Wrenn, C<scrapworm>

                                                      Artist Statement

The pseudonym, 'scrapworm,' names the allegory of my creative process. This identity is a human perspective on witnessing the passage of time and figuratively identifies with more subtle entanglements of living systems' dynamics. We are all really 'scrapworms', winding paths through the collective composts of time, thought, matter, space, society, culture, and the webbed metaphorical implications of such concepts. I transform materials while considering associative meanings and optical effects.

As 'scrapworm', I (and generally, we) survive days by perceptively synthesizing images, and forms of existing - searching for something that is actually indefinable. We collect parts of the overwhelming sensory intellectual experience of external reality based on our uniquely personal aspects. We perceptively meander routes through such mental accumulations, each of us processing and creating uniquely 'new' things. I wind an individual path and consider examples from the world document: maximally using, paying attention to, and re-interpreting that which I encounter.

Blurring borders between the real, the imaginary, and the symbolic; my art practice re-examines traditional existential concepts from various angles, creating suspended metaphoric maps. I seek to extrapolate on Henry Miller's language in Creative Death, understanding that: "…by the force and power of the artist’s vision the static, synthetic whole {which has constructed} the world is destroyed. The artist gives back to us a vital singing universe, alive in all its parts…..his poem is the legend wherein he buries himself, where he relates of the  mysteries of birth and death - his reality, his experience."

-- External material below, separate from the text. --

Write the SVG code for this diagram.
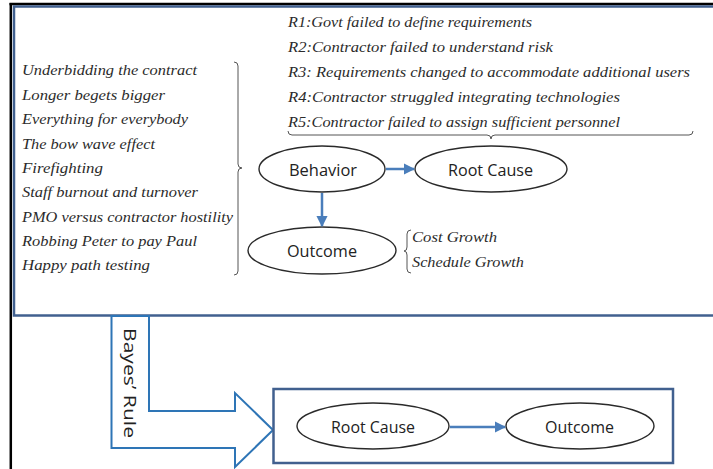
<svg xmlns="http://www.w3.org/2000/svg" width="713" height="469" viewBox="0 0 713 469">
<style>
.it{font-family:"Liberation Serif","Times New Roman",serif;font-style:italic;font-size:15.5px;fill:#2b2b2b}
.lbl{font-family:"Open Sans","Noto Sans",sans-serif;font-size:16px;fill:#222}
.ell{fill:#fff;stroke:#2a2a2a;stroke-width:1.4}
.box{fill:#fff;stroke:#41608f;stroke-width:2.5}
.brace{fill:none;stroke:#555;stroke-width:1}
.conn{stroke:#4a7ebb;stroke-width:2.5;fill:none}
</style>
<defs>
<marker id="ah" viewBox="0 0 10 10" refX="9" refY="5" markerWidth="4.5" markerHeight="4.5" orient="auto" markerUnits="strokeWidth">
<path d="M0,0 L10,5 L0,10 z" fill="#4a7ebb"/>
</marker>
</defs>
<rect width="713" height="469" fill="#fff"/>
<g id="frame">
<line x1="9.5" y1="4" x2="713" y2="4" stroke="#000" stroke-width="2.5"/>
<line x1="10.8" y1="3" x2="10.8" y2="469" stroke="#000" stroke-width="2.5"/>
<rect class="box" x="14" y="6.5" width="712" height="309"/>
</g>
<g id="bayes-arrow">
<path d="M111.5,316 L149,316 L149,411 L235,411 L235,393 L273,430 L235,467 L235,448 L111.5,448 Z" fill="#fff" stroke="#2e75b6" stroke-width="2"/>
<text class="lbl" transform="translate(124,328) rotate(90)" font-size="18" textLength="110" lengthAdjust="spacingAndGlyphs">Bayes’ Rule</text>
</g>
<g id="behaviors">
<text class="it" x="22" y="75" textLength="175" lengthAdjust="spacingAndGlyphs">Underbidding the contract</text>
<text class="it" x="22" y="99.5" textLength="143" lengthAdjust="spacingAndGlyphs">Longer begets bigger</text>
<text class="it" x="22" y="124" textLength="166" lengthAdjust="spacingAndGlyphs">Everything for everybody</text>
<text class="it" x="22" y="148.5" textLength="133" lengthAdjust="spacingAndGlyphs">The bow wave effect</text>
<text class="it" x="22" y="173" textLength="81" lengthAdjust="spacingAndGlyphs">Firefighting</text>
<text class="it" x="22" y="197" textLength="176" lengthAdjust="spacingAndGlyphs">Staff burnout and turnover</text>
<text class="it" x="22" y="221.5" textLength="211" lengthAdjust="spacingAndGlyphs">PMO versus contractor hostility</text>
<text class="it" x="22" y="246" textLength="175" lengthAdjust="spacingAndGlyphs">Robbing Peter to pay Paul</text>
<text class="it" x="22" y="270" textLength="128" lengthAdjust="spacingAndGlyphs">Happy path testing</text>
<path class="brace" d="M234,62 Q238,62 238,66 L238,164 Q238,168 242,168 Q238,168 238,172 L238,271 Q238,275 234,275"/>
</g>
<g id="root-causes">
<text class="it" x="288" y="27" textLength="244" lengthAdjust="spacingAndGlyphs">R1:Govt failed to define requirements</text>
<text class="it" x="288" y="52" textLength="265" lengthAdjust="spacingAndGlyphs">R2:Contractor failed to understand risk</text>
<text class="it" x="288" y="77" textLength="402" lengthAdjust="spacingAndGlyphs">R3: Requirements changed to accommodate additional users</text>
<text class="it" x="288" y="102" textLength="332" lengthAdjust="spacingAndGlyphs">R4:Contractor struggled integrating technologies</text>
<text class="it" x="288" y="127" textLength="332" lengthAdjust="spacingAndGlyphs">R5:Contractor failed to assign sufficient personnel</text>
<path class="brace" d="M288,131 Q288,135 292,135 L487,135 Q491,135 491,139 Q491,135 495,135 L689,135 Q693,135 693,131"/>
</g>
<g id="outcomes">
<text class="it" x="412" y="242" textLength="85" lengthAdjust="spacingAndGlyphs">Cost Growth</text>
<text class="it" x="412" y="267" textLength="112" lengthAdjust="spacingAndGlyphs">Schedule Growth</text>
<path class="brace" d="M411,230 Q407,230 407,234 L407,247 Q407,251 404,251 Q407,251 407,255 L407,269 Q407,273 411,273"/>
</g>
<g id="behavior">
<ellipse class="ell" cx="322" cy="169" rx="63" ry="23"/>
<text class="lbl" x="289" y="175.5" textLength="68" lengthAdjust="spacingAndGlyphs">Behavior</text>
</g>
<g id="root-cause-top">
<ellipse class="ell" cx="491" cy="169" rx="76" ry="23"/>
<text class="lbl" x="448" y="175.5" textLength="85" lengthAdjust="spacingAndGlyphs">Root Cause</text>
</g>
<g id="outcome-top">
<ellipse class="ell" cx="322" cy="250.5" rx="74" ry="23.5"/>
<text class="lbl" x="287" y="256.5" textLength="70" lengthAdjust="spacingAndGlyphs">Outcome</text>
</g>
<g id="bottom-box">
<rect class="box" x="273.5" y="389" width="399.5" height="74"/>
</g>
<g id="root-cause-bottom">
<ellipse class="ell" cx="373" cy="426" rx="76" ry="23"/>
<text class="lbl" x="331" y="432.5" textLength="84" lengthAdjust="spacingAndGlyphs">Root Cause</text>
</g>
<g id="outcome-bottom">
<ellipse class="ell" cx="580" cy="426" rx="74" ry="23"/>
<text class="lbl" x="545" y="432.5" textLength="69" lengthAdjust="spacingAndGlyphs">Outcome</text>
</g>
<g id="connectors">
<line class="conn" x1="386" y1="169" x2="414" y2="169" marker-end="url(#ah)"/>
<line class="conn" x1="322" y1="193" x2="322" y2="226" marker-end="url(#ah)"/>
<line class="conn" x1="450" y1="427" x2="505" y2="427" marker-end="url(#ah)"/>
</g>
</svg>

My interdisciplinary studio practice focuses on patterns of nature,   society, and self-nature. My visual experiments lead to the 2D components and 3D structures that I use to construct immersive installation environments. I merge genres to allow the work to question both preconceived notions of art in culture and expected relationships between the viewer and “specific” media forms. My projects include, but are not limited to, explorations via: collage, digital video, photography, installation, sculpture, books, printmaking, assemblage, audio, performance, web sites, and psycho-geographic events that combine linked public projects.

The projects have previously imagined (non-literal) future wastelands of the ‘American Dream’ that foreshadow themselves by investigating subtle determinants. I am currently working with astronomical data acquired by space telescope of neblulae: creating in a discourse on the time-bending implied by transmitting optical data through deep space (as related to the limit of speed of light and also emerging paradigms on the electric universe, quantum dynamics, and null physics).

Astronomy is a glimpse into the past and the future. Like rocks and fossils are bits of the past brought into the present day, the light we see has traveled years since its initial emission; and the path we are yet to travel can be detected as the grid of the celestial sphere continues to rise and descend upon our ecliptically illuminated path.

Creating forms that seek to evoke contrasts and open sensory dialogues, I engage myself in a recombinant synthesis of scraps (along and within the dualistic dynamic of an extended individual and collective temporal experience). I become involved in a process of bringing abstract ideas into metaphoric representation by deconstructing and associatively constructing allegorical situations (on surfaces, in videos, via interactive performance, and as installation components). The invented spaces, surfaces, videos, and sculptures are timeless (and/or time-folding) layered combinations that explore media, information, and visual culture as socio-psychological language and ethno-archeological artifact.